Problem statement:
Repeat the listing word for word. No pictures belong in the copy.

Information provided:
►
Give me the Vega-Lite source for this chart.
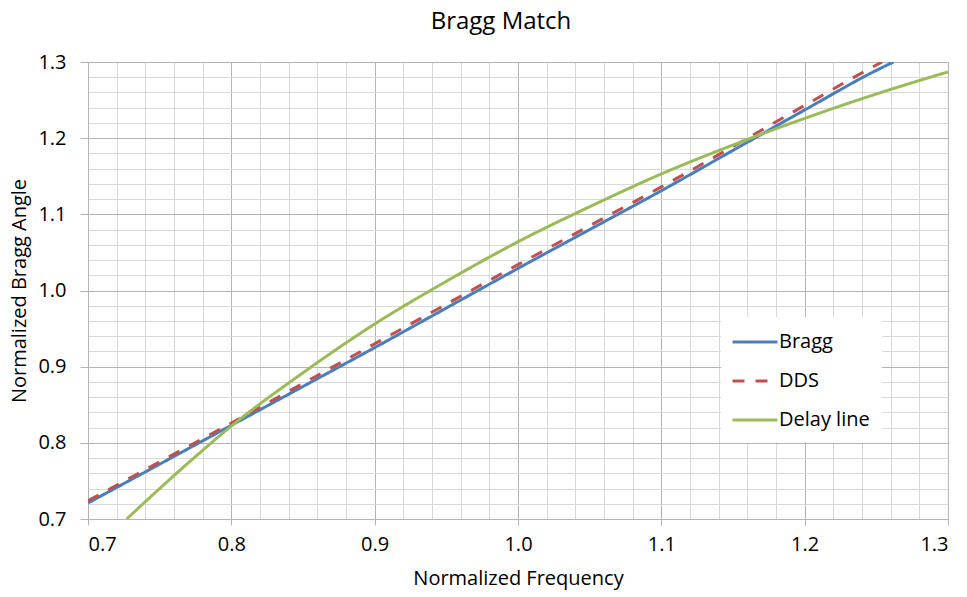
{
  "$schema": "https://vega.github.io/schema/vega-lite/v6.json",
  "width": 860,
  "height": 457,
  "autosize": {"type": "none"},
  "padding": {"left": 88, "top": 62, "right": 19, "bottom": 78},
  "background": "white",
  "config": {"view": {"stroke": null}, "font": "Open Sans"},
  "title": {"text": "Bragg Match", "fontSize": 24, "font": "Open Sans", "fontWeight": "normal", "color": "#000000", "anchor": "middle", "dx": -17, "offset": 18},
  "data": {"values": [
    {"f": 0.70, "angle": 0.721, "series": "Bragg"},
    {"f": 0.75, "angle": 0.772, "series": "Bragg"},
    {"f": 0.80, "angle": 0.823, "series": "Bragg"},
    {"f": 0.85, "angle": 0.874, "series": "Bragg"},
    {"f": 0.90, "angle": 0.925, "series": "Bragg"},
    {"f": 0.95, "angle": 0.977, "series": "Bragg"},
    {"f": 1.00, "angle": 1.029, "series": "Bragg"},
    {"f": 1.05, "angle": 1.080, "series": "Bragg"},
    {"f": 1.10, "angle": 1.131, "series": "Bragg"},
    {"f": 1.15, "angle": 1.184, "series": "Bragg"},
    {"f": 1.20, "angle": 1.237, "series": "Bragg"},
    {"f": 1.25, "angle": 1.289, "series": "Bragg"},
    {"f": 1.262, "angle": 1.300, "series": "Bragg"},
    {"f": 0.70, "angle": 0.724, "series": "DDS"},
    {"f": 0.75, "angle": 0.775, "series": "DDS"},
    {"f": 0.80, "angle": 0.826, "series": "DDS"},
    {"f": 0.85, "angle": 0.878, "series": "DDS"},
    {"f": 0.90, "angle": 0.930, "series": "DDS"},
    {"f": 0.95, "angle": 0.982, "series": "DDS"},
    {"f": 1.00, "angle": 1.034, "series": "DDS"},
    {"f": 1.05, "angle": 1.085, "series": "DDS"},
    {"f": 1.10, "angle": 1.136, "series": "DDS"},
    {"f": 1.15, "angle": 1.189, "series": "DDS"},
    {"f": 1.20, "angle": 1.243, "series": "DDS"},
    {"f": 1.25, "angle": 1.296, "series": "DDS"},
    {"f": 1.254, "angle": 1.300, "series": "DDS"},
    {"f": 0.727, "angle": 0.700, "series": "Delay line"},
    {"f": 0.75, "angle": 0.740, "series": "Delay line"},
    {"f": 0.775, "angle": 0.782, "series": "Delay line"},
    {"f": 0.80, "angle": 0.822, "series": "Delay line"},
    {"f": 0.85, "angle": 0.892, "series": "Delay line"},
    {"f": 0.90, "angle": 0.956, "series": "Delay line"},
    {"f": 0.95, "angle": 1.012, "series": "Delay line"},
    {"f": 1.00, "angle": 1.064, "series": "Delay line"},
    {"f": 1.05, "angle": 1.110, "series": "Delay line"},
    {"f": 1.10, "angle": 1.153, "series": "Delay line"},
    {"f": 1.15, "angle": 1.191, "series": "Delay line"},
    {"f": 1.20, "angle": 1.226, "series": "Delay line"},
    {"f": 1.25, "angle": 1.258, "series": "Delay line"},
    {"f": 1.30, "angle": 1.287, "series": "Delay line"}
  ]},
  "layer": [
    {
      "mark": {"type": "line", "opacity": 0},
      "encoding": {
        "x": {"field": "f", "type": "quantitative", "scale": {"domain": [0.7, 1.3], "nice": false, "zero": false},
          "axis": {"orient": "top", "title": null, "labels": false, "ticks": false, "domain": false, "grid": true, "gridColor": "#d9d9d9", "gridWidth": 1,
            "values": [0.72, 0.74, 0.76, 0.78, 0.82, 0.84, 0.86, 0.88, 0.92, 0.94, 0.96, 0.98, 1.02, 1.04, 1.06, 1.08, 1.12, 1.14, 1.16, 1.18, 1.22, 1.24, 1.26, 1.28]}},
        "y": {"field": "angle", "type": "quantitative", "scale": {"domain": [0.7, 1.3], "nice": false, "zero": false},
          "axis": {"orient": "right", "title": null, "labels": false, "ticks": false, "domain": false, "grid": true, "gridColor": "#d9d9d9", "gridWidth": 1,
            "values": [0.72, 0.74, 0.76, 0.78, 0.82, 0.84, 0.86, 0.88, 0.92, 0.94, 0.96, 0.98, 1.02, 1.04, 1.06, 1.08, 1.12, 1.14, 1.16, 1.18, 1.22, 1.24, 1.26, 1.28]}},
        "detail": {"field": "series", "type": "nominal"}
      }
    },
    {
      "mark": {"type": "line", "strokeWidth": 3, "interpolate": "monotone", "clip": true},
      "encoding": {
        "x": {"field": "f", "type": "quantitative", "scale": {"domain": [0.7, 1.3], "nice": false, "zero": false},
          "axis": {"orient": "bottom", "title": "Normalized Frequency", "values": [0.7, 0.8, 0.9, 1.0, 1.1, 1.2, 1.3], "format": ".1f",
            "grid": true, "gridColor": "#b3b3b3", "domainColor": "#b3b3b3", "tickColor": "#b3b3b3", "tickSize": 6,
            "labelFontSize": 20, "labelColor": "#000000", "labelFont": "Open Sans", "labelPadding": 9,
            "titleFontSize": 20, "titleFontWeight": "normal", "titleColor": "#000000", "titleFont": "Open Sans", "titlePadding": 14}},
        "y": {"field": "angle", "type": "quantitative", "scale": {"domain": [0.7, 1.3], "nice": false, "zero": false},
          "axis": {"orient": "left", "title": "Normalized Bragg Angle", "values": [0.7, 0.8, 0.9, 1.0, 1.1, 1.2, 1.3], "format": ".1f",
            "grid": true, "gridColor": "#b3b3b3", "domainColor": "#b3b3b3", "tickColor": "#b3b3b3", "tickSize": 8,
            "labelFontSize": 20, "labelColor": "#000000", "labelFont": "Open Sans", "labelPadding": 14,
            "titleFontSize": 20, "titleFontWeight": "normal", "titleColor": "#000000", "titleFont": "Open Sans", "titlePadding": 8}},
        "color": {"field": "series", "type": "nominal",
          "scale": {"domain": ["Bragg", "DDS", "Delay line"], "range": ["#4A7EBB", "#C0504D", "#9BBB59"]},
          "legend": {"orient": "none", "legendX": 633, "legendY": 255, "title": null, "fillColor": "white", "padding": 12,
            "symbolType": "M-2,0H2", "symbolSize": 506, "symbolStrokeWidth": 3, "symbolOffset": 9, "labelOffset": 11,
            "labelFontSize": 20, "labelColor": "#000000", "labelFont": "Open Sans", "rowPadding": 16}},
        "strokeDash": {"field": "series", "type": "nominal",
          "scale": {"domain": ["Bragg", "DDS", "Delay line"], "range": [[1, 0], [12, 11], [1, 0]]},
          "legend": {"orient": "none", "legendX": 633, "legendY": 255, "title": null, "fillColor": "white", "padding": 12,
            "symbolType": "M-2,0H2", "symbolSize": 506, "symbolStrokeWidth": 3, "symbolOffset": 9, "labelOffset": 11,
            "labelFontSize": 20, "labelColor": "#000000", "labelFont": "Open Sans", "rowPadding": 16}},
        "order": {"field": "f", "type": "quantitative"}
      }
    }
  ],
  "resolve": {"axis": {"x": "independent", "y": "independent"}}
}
◄
Written reply:
Give me the Vega-Lite source for this chart.
{
  "$schema": "https://vega.github.io/schema/vega-lite/v6.json",
  "width": 860,
  "height": 457,
  "autosize": {"type": "none"},
  "padding": {"left": 88, "top": 62, "right": 19, "bottom": 78},
  "background": "white",
  "config": {"view": {"stroke": null}, "font": "Open Sans"},
  "title": {"text": "Bragg Match", "fontSize": 24, "font": "Open Sans", "fontWeight": "normal", "color": "#000000", "anchor": "middle", "dx": -17, "offset": 18},
  "data": {"values": [
    {"f": 0.70, "angle": 0.721, "series": "Bragg"},
    {"f": 0.75, "angle": 0.772, "series": "Bragg"},
    {"f": 0.80, "angle": 0.823, "series": "Bragg"},
    {"f": 0.85, "angle": 0.874, "series": "Bragg"},
    {"f": 0.90, "angle": 0.925, "series": "Bragg"},
    {"f": 0.95, "angle": 0.977, "series": "Bragg"},
    {"f": 1.00, "angle": 1.029, "series": "Bragg"},
    {"f": 1.05, "angle": 1.080, "series": "Bragg"},
    {"f": 1.10, "angle": 1.131, "series": "Bragg"},
    {"f": 1.15, "angle": 1.184, "series": "Bragg"},
    {"f": 1.20, "angle": 1.237, "series": "Bragg"},
    {"f": 1.25, "angle": 1.289, "series": "Bragg"},
    {"f": 1.262, "angle": 1.300, "series": "Bragg"},
    {"f": 0.70, "angle": 0.724, "series": "DDS"},
    {"f": 0.75, "angle": 0.775, "series": "DDS"},
    {"f": 0.80, "angle": 0.826, "series": "DDS"},
    {"f": 0.85, "angle": 0.878, "series": "DDS"},
    {"f": 0.90, "angle": 0.930, "series": "DDS"},
    {"f": 0.95, "angle": 0.982, "series": "DDS"},
    {"f": 1.00, "angle": 1.034, "series": "DDS"},
    {"f": 1.05, "angle": 1.085, "series": "DDS"},
    {"f": 1.10, "angle": 1.136, "series": "DDS"},
    {"f": 1.15, "angle": 1.189, "series": "DDS"},
    {"f": 1.20, "angle": 1.243, "series": "DDS"},
    {"f": 1.25, "angle": 1.296, "series": "DDS"},
    {"f": 1.254, "angle": 1.300, "series": "DDS"},
    {"f": 0.727, "angle": 0.700, "series": "Delay line"},
    {"f": 0.75, "angle": 0.740, "series": "Delay line"},
    {"f": 0.775, "angle": 0.782, "series": "Delay line"},
    {"f": 0.80, "angle": 0.822, "series": "Delay line"},
    {"f": 0.85, "angle": 0.892, "series": "Delay line"},
    {"f": 0.90, "angle": 0.956, "series": "Delay line"},
    {"f": 0.95, "angle": 1.012, "series": "Delay line"},
    {"f": 1.00, "angle": 1.064, "series": "Delay line"},
    {"f": 1.05, "angle": 1.110, "series": "Delay line"},
    {"f": 1.10, "angle": 1.153, "series": "Delay line"},
    {"f": 1.15, "angle": 1.191, "series": "Delay line"},
    {"f": 1.20, "angle": 1.226, "series": "Delay line"},
    {"f": 1.25, "angle": 1.258, "series": "Delay line"},
    {"f": 1.30, "angle": 1.287, "series": "Delay line"}
  ]},
  "layer": [
    {
      "mark": {"type": "line", "opacity": 0},
      "encoding": {
        "x": {"field": "f", "type": "quantitative", "scale": {"domain": [0.7, 1.3], "nice": false, "zero": false},
          "axis": {"orient": "top", "title": null, "labels": false, "ticks": false, "domain": false, "grid": true, "gridColor": "#d9d9d9", "gridWidth": 1,
            "values": [0.72, 0.74, 0.76, 0.78, 0.82, 0.84, 0.86, 0.88, 0.92, 0.94, 0.96, 0.98, 1.02, 1.04, 1.06, 1.08, 1.12, 1.14, 1.16, 1.18, 1.22, 1.24, 1.26, 1.28]}},
        "y": {"field": "angle", "type": "quantitative", "scale": {"domain": [0.7, 1.3], "nice": false, "zero": false},
          "axis": {"orient": "right", "title": null, "labels": false, "ticks": false, "domain": false, "grid": true, "gridColor": "#d9d9d9", "gridWidth": 1,
            "values": [0.72, 0.74, 0.76, 0.78, 0.82, 0.84, 0.86, 0.88, 0.92, 0.94, 0.96, 0.98, 1.02, 1.04, 1.06, 1.08, 1.12, 1.14, 1.16, 1.18, 1.22, 1.24, 1.26, 1.28]}},
        "detail": {"field": "series", "type": "nominal"}
      }
    },
    {
      "mark": {"type": "line", "strokeWidth": 3, "interpolate": "monotone", "clip": true},
      "encoding": {
        "x": {"field": "f", "type": "quantitative", "scale": {"domain": [0.7, 1.3], "nice": false, "zero": false},
          "axis": {"orient": "bottom", "title": "Normalized Frequency", "values": [0.7, 0.8, 0.9, 1.0, 1.1, 1.2, 1.3], "format": ".1f",
            "grid": true, "gridColor": "#b3b3b3", "domainColor": "#b3b3b3", "tickColor": "#b3b3b3", "tickSize": 6,
            "labelFontSize": 20, "labelColor": "#000000", "labelFont": "Open Sans", "labelPadding": 9,
            "titleFontSize": 20, "titleFontWeight": "normal", "titleColor": "#000000", "titleFont": "Open Sans", "titlePadding": 14}},
        "y": {"field": "angle", "type": "quantitative", "scale": {"domain": [0.7, 1.3], "nice": false, "zero": false},
          "axis": {"orient": "left", "title": "Normalized Bragg Angle", "values": [0.7, 0.8, 0.9, 1.0, 1.1, 1.2, 1.3], "format": ".1f",
            "grid": true, "gridColor": "#b3b3b3", "domainColor": "#b3b3b3", "tickColor": "#b3b3b3", "tickSize": 8,
            "labelFontSize": 20, "labelColor": "#000000", "labelFont": "Open Sans", "labelPadding": 14,
            "titleFontSize": 20, "titleFontWeight": "normal", "titleColor": "#000000", "titleFont": "Open Sans", "titlePadding": 8}},
        "color": {"field": "series", "type": "nominal",
          "scale": {"domain": ["Bragg", "DDS", "Delay line"], "range": ["#4A7EBB", "#C0504D", "#9BBB59"]},
          "legend": {"orient": "none", "legendX": 633, "legendY": 255, "title": null, "fillColor": "white", "padding": 12,
            "symbolType": "M-2,0H2", "symbolSize": 506, "symbolStrokeWidth": 3, "symbolOffset": 9, "labelOffset": 11,
            "labelFontSize": 20, "labelColor": "#000000", "labelFont": "Open Sans", "rowPadding": 16}},
        "strokeDash": {"field": "series", "type": "nominal",
          "scale": {"domain": ["Bragg", "DDS", "Delay line"], "range": [[1, 0], [12, 11], [1, 0]]},
          "legend": {"orient": "none", "legendX": 633, "legendY": 255, "title": null, "fillColor": "white", "padding": 12,
            "symbolType": "M-2,0H2", "symbolSize": 506, "symbolStrokeWidth": 3, "symbolOffset": 9, "labelOffset": 11,
            "labelFontSize": 20, "labelColor": "#000000", "labelFont": "Open Sans", "rowPadding": 16}},
        "order": {"field": "f", "type": "quantitative"}
      }
    }
  ],
  "resolve": {"axis": {"x": "independent", "y": "independent"}}
}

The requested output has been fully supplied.